▶ [What is required]:
Leave out the pictures, then reproduce the rest of the material exactly.
▼
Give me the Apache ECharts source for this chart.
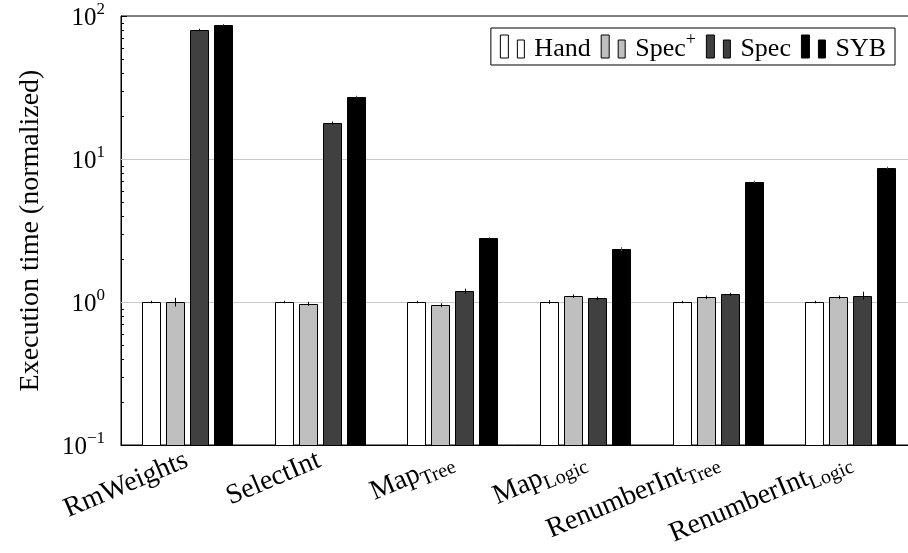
<!DOCTYPE html>
<html><head><meta charset="utf-8">
<script src="https://cdn.jsdelivr.net/npm/echarts@6/dist/echarts.min.js"></script>
<style>html,body{margin:0;padding:0;background:#fff}#c{width:908px;height:553px}</style>
</head><body><div id="c"></div>
<script>
// ---- data ----
const categories = ['RmWeights','SelectInt','Map_Tree','Map_Logic','RenumberInt_Tree','RenumberInt_Logic'];
const seriesNames = ['Hand','Spec+','Spec','SYB'];
const hand     = [1.00, 1.00, 1.00, 1.00, 1.00, 1.00];
const specPlus = [1.00, 0.97, 0.95, 1.10, 1.08, 1.08];
const spec     = [80.0, 17.9, 1.19, 1.06, 1.13, 1.11];
const syb      = [87.0, 27.3, 2.81, 2.34, 6.94, 8.69];
const handErr     = [0.02, 0.02, 0.02, 0.03, 0.02, 0.02];
const specPlusErr = [0.07, 0.03, 0.03, 0.03, 0.03, 0.03];
const specErr     = [1.5, 0.4, 0.05, 0.03, 0.03, 0.07];
const sybErr      = [1.0, 0.4, 0.03, 0.08, 0.12, 0.15];
const yMin = 0.1, yMax = 100;
const gridValues = [1, 10];
const minorTickValues = [0.2,0.3,0.4,0.5,0.6,0.7,0.8,0.9, 2,3,4,5,6,7,8,9, 20,30,40,50,60,70,80,90];

// ---- style ----
const FONT = 'Liberation Serif';
const colors = ['#ffffff', '#bfbfbf', '#404040', '#000000'];
const BAR_W = 19, BAR_GAP = 5;
const offsets = [0,1,2,3].map(i => (i - 1.5) * (BAR_W + BAR_GAP));
const allVals = [hand, specPlus, spec, syb];
const allErr = [handErr, specPlusErr, specErr, sybErr];

function barRender(s) {
  return function (params, api) {
    const cat = api.value(0), v = api.value(1);
    const top = api.coord([cat, v]);
    const base = api.coord([cat, yMin]);
    const x = Math.round(top[0] + offsets[s] - BAR_W / 2) + 0.5;
    return {type: 'rect', shape: {x: x, y: Math.round(top[1]) + 0.5, width: BAR_W - 1, height: Math.round(base[1]) - Math.round(top[1])},
      style: {fill: colors[s], stroke: '#000', lineWidth: 1}};
  };
}

const barSeries = seriesNames.map((n, s) => ({
  name: n, type: 'custom', z: 2,
  itemStyle: {color: colors[s], borderColor: '#000', borderWidth: 1},
  data: allVals[s].map((v, i) => [i, v]),
  encode: {x: 0, y: 1},
  renderItem: barRender(s)
}));

const errData = [];
allVals.forEach((arr, s) => arr.forEach((v, i) => errData.push([i, v - allErr[s][i], v + allErr[s][i], s])));

const ICON = 'path://M0,0H8V23H0Z M17,5H24V23H17Z';
const rich = {
  m: {fontFamily: FONT, fontSize: 26, color: '#000', verticalAlign: 'bottom', lineHeight: 31},
  sup: {fontFamily: FONT, fontSize: 18, color: '#000', verticalAlign: 'top', lineHeight: 31}
};
const richTick = {
  m: {fontFamily: FONT, fontSize: 25, color: '#000', verticalAlign: 'bottom', lineHeight: 30},
  sup: {fontFamily: FONT, fontSize: 17, color: '#000', verticalAlign: 'top', lineHeight: 30}
};
const richSub = {
  m: {fontFamily: FONT, fontSize: 28, color: '#000', verticalAlign: 'top', lineHeight: 32},
  sub: {fontFamily: FONT, fontSize: 20, color: '#000', verticalAlign: 'bottom', lineHeight: 32}
};

const option = {
  animation: false,
  textStyle: {fontFamily: FONT},
  grid: {left: 121, top: 16, width: 796, height: 429, show: true, borderColor: '#000', borderWidth: 1,
    backgroundColor: 'transparent', containLabel: false, outerBoundsMode: 'none'},
  legend: {
    right: 13, top: 28, padding: [3, 9, 3, 9],
    backgroundColor: '#fff', borderColor: '#000', borderWidth: 1, borderRadius: 0,
    itemWidth: 24, itemHeight: 23, itemGap: 10,
    data: seriesNames.map((n, s) => ({name: n, icon: ICON, itemStyle: {color: colors[s], borderColor: '#000', borderWidth: 1}})),
    formatter: n => n === 'Spec+' ? '{m|Spec}{sup|+}' : '{m|' + n + '}',
    textStyle: {rich: rich, padding: [0, 0, 0, 5]}
  },
  xAxis: {
    type: 'category', data: categories,
    axisLine: {lineStyle: {color: '#000', width: 1}},
    axisTick: {show: false},
    axisLabel: {
      rotate: 23, margin: 16, interval: 0,
      formatter: v => { const p = v.split('_'); return '{m|' + p[0] + '}' + (p[1] ? '{sub|' + p[1] + '}' : ''); },
      rich: richSub
    }
  },
  yAxis: {
    type: 'log', logBase: 10, min: yMin, max: yMax,
    axisLine: {show: true, lineStyle: {color: '#000'}},
    axisTick: {show: true, inside: true, length: 6, lineStyle: {color: '#000'}},
    splitLine: {show: false},
    axisLabel: {
      margin: 16,
      formatter: v => { const e = Math.round(Math.log10(v)); return '{m|10}{sup|' + (e < 0 ? '\u2212' + (-e) : e) + '}'; },
      rich: richTick
    },
    name: 'Execution time (normalized)', nameLocation: 'middle', nameGap: 76,
    nameTextStyle: {fontFamily: FONT, fontSize: 28, color: '#000'}
  },
  series: [
    {
      type: 'custom', z: 1, silent: true,
      data: gridValues.map(v => [0, v]), encode: {x: 0, y: 1},
      renderItem: (params, api) => {
        const cs = params.coordSys;
        const y = Math.round(api.coord([0, api.value(1)])[1]) + 0.5;
        return {type: 'line', shape: {x1: cs.x, y1: y, x2: cs.x + cs.width, y2: y}, style: {stroke: '#c8c8c8', lineWidth: 1}};
      }
    },
    ...barSeries,
    {
      type: 'custom', z: 3, silent: true,
      data: errData, encode: {x: 0, y: [1, 2]},
      renderItem: (params, api) => {
        const cat = api.value(0), s = api.value(3);
        const p1 = api.coord([cat, api.value(1)]);
        const p2 = api.coord([cat, api.value(2)]);
        const x = Math.round(p1[0] + offsets[s]) + 0.5;
        return {type: 'line', shape: {x1: x, y1: p1[1], x2: x, y2: p2[1]}, style: {stroke: s === 3 ? '#555' : '#000', lineWidth: 1}};
      }
    },
    {
      type: 'custom', z: 3, silent: true,
      data: minorTickValues.map(v => [0, v]), encode: {x: 0, y: 1},
      renderItem: (params, api) => {
        const cs = params.coordSys;
        const y = Math.round(api.coord([0, api.value(1)])[1]) + 0.5;
        return {type: 'line', shape: {x1: cs.x, y1: y, x2: cs.x + 3, y2: y}, style: {stroke: '#000', lineWidth: 1}};
      }
    }
  ]
};
const chart = echarts.init(document.getElementById('c'), null, {renderer: 'canvas'});
chart.setOption(option);
</script>
</body></html>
▲
▶ [Solution to the exercise]:
Give me the Apache ECharts source for this chart.
<!DOCTYPE html>
<html><head><meta charset="utf-8">
<script src="https://cdn.jsdelivr.net/npm/echarts@6/dist/echarts.min.js"></script>
<style>html,body{margin:0;padding:0;background:#fff}#c{width:908px;height:553px}</style>
</head><body><div id="c"></div>
<script>
// ---- data ----
const categories = ['RmWeights','SelectInt','Map_Tree','Map_Logic','RenumberInt_Tree','RenumberInt_Logic'];
const seriesNames = ['Hand','Spec+','Spec','SYB'];
const hand     = [1.00, 1.00, 1.00, 1.00, 1.00, 1.00];
const specPlus = [1.00, 0.97, 0.95, 1.10, 1.08, 1.08];
const spec     = [80.0, 17.9, 1.19, 1.06, 1.13, 1.11];
const syb      = [87.0, 27.3, 2.81, 2.34, 6.94, 8.69];
const handErr     = [0.02, 0.02, 0.02, 0.03, 0.02, 0.02];
const specPlusErr = [0.07, 0.03, 0.03, 0.03, 0.03, 0.03];
const specErr     = [1.5, 0.4, 0.05, 0.03, 0.03, 0.07];
const sybErr      = [1.0, 0.4, 0.03, 0.08, 0.12, 0.15];
const yMin = 0.1, yMax = 100;
const gridValues = [1, 10];
const minorTickValues = [0.2,0.3,0.4,0.5,0.6,0.7,0.8,0.9, 2,3,4,5,6,7,8,9, 20,30,40,50,60,70,80,90];

// ---- style ----
const FONT = 'Liberation Serif';
const colors = ['#ffffff', '#bfbfbf', '#404040', '#000000'];
const BAR_W = 19, BAR_GAP = 5;
const offsets = [0,1,2,3].map(i => (i - 1.5) * (BAR_W + BAR_GAP));
const allVals = [hand, specPlus, spec, syb];
const allErr = [handErr, specPlusErr, specErr, sybErr];

function barRender(s) {
  return function (params, api) {
    const cat = api.value(0), v = api.value(1);
    const top = api.coord([cat, v]);
    const base = api.coord([cat, yMin]);
    const x = Math.round(top[0] + offsets[s] - BAR_W / 2) + 0.5;
    return {type: 'rect', shape: {x: x, y: Math.round(top[1]) + 0.5, width: BAR_W - 1, height: Math.round(base[1]) - Math.round(top[1])},
      style: {fill: colors[s], stroke: '#000', lineWidth: 1}};
  };
}

const barSeries = seriesNames.map((n, s) => ({
  name: n, type: 'custom', z: 2,
  itemStyle: {color: colors[s], borderColor: '#000', borderWidth: 1},
  data: allVals[s].map((v, i) => [i, v]),
  encode: {x: 0, y: 1},
  renderItem: barRender(s)
}));

const errData = [];
allVals.forEach((arr, s) => arr.forEach((v, i) => errData.push([i, v - allErr[s][i], v + allErr[s][i], s])));

const ICON = 'path://M0,0H8V23H0Z M17,5H24V23H17Z';
const rich = {
  m: {fontFamily: FONT, fontSize: 26, color: '#000', verticalAlign: 'bottom', lineHeight: 31},
  sup: {fontFamily: FONT, fontSize: 18, color: '#000', verticalAlign: 'top', lineHeight: 31}
};
const richTick = {
  m: {fontFamily: FONT, fontSize: 25, color: '#000', verticalAlign: 'bottom', lineHeight: 30},
  sup: {fontFamily: FONT, fontSize: 17, color: '#000', verticalAlign: 'top', lineHeight: 30}
};
const richSub = {
  m: {fontFamily: FONT, fontSize: 28, color: '#000', verticalAlign: 'top', lineHeight: 32},
  sub: {fontFamily: FONT, fontSize: 20, color: '#000', verticalAlign: 'bottom', lineHeight: 32}
};

const option = {
  animation: false,
  textStyle: {fontFamily: FONT},
  grid: {left: 121, top: 16, width: 796, height: 429, show: true, borderColor: '#000', borderWidth: 1,
    backgroundColor: 'transparent', containLabel: false, outerBoundsMode: 'none'},
  legend: {
    right: 13, top: 28, padding: [3, 9, 3, 9],
    backgroundColor: '#fff', borderColor: '#000', borderWidth: 1, borderRadius: 0,
    itemWidth: 24, itemHeight: 23, itemGap: 10,
    data: seriesNames.map((n, s) => ({name: n, icon: ICON, itemStyle: {color: colors[s], borderColor: '#000', borderWidth: 1}})),
    formatter: n => n === 'Spec+' ? '{m|Spec}{sup|+}' : '{m|' + n + '}',
    textStyle: {rich: rich, padding: [0, 0, 0, 5]}
  },
  xAxis: {
    type: 'category', data: categories,
    axisLine: {lineStyle: {color: '#000', width: 1}},
    axisTick: {show: false},
    axisLabel: {
      rotate: 23, margin: 16, interval: 0,
      formatter: v => { const p = v.split('_'); return '{m|' + p[0] + '}' + (p[1] ? '{sub|' + p[1] + '}' : ''); },
      rich: richSub
    }
  },
  yAxis: {
    type: 'log', logBase: 10, min: yMin, max: yMax,
    axisLine: {show: true, lineStyle: {color: '#000'}},
    axisTick: {show: true, inside: true, length: 6, lineStyle: {color: '#000'}},
    splitLine: {show: false},
    axisLabel: {
      margin: 16,
      formatter: v => { const e = Math.round(Math.log10(v)); return '{m|10}{sup|' + (e < 0 ? '\u2212' + (-e) : e) + '}'; },
      rich: richTick
    },
    name: 'Execution time (normalized)', nameLocation: 'middle', nameGap: 76,
    nameTextStyle: {fontFamily: FONT, fontSize: 28, color: '#000'}
  },
  series: [
    {
      type: 'custom', z: 1, silent: true,
      data: gridValues.map(v => [0, v]), encode: {x: 0, y: 1},
      renderItem: (params, api) => {
        const cs = params.coordSys;
        const y = Math.round(api.coord([0, api.value(1)])[1]) + 0.5;
        return {type: 'line', shape: {x1: cs.x, y1: y, x2: cs.x + cs.width, y2: y}, style: {stroke: '#c8c8c8', lineWidth: 1}};
      }
    },
    ...barSeries,
    {
      type: 'custom', z: 3, silent: true,
      data: errData, encode: {x: 0, y: [1, 2]},
      renderItem: (params, api) => {
        const cat = api.value(0), s = api.value(3);
        const p1 = api.coord([cat, api.value(1)]);
        const p2 = api.coord([cat, api.value(2)]);
        const x = Math.round(p1[0] + offsets[s]) + 0.5;
        return {type: 'line', shape: {x1: x, y1: p1[1], x2: x, y2: p2[1]}, style: {stroke: s === 3 ? '#555' : '#000', lineWidth: 1}};
      }
    },
    {
      type: 'custom', z: 3, silent: true,
      data: minorTickValues.map(v => [0, v]), encode: {x: 0, y: 1},
      renderItem: (params, api) => {
        const cs = params.coordSys;
        const y = Math.round(api.coord([0, api.value(1)])[1]) + 0.5;
        return {type: 'line', shape: {x1: cs.x, y1: y, x2: cs.x + 3, y2: y}, style: {stroke: '#000', lineWidth: 1}};
      }
    }
  ]
};
const chart = echarts.init(document.getElementById('c'), null, {renderer: 'canvas'});
chart.setOption(option);
</script>
</body></html>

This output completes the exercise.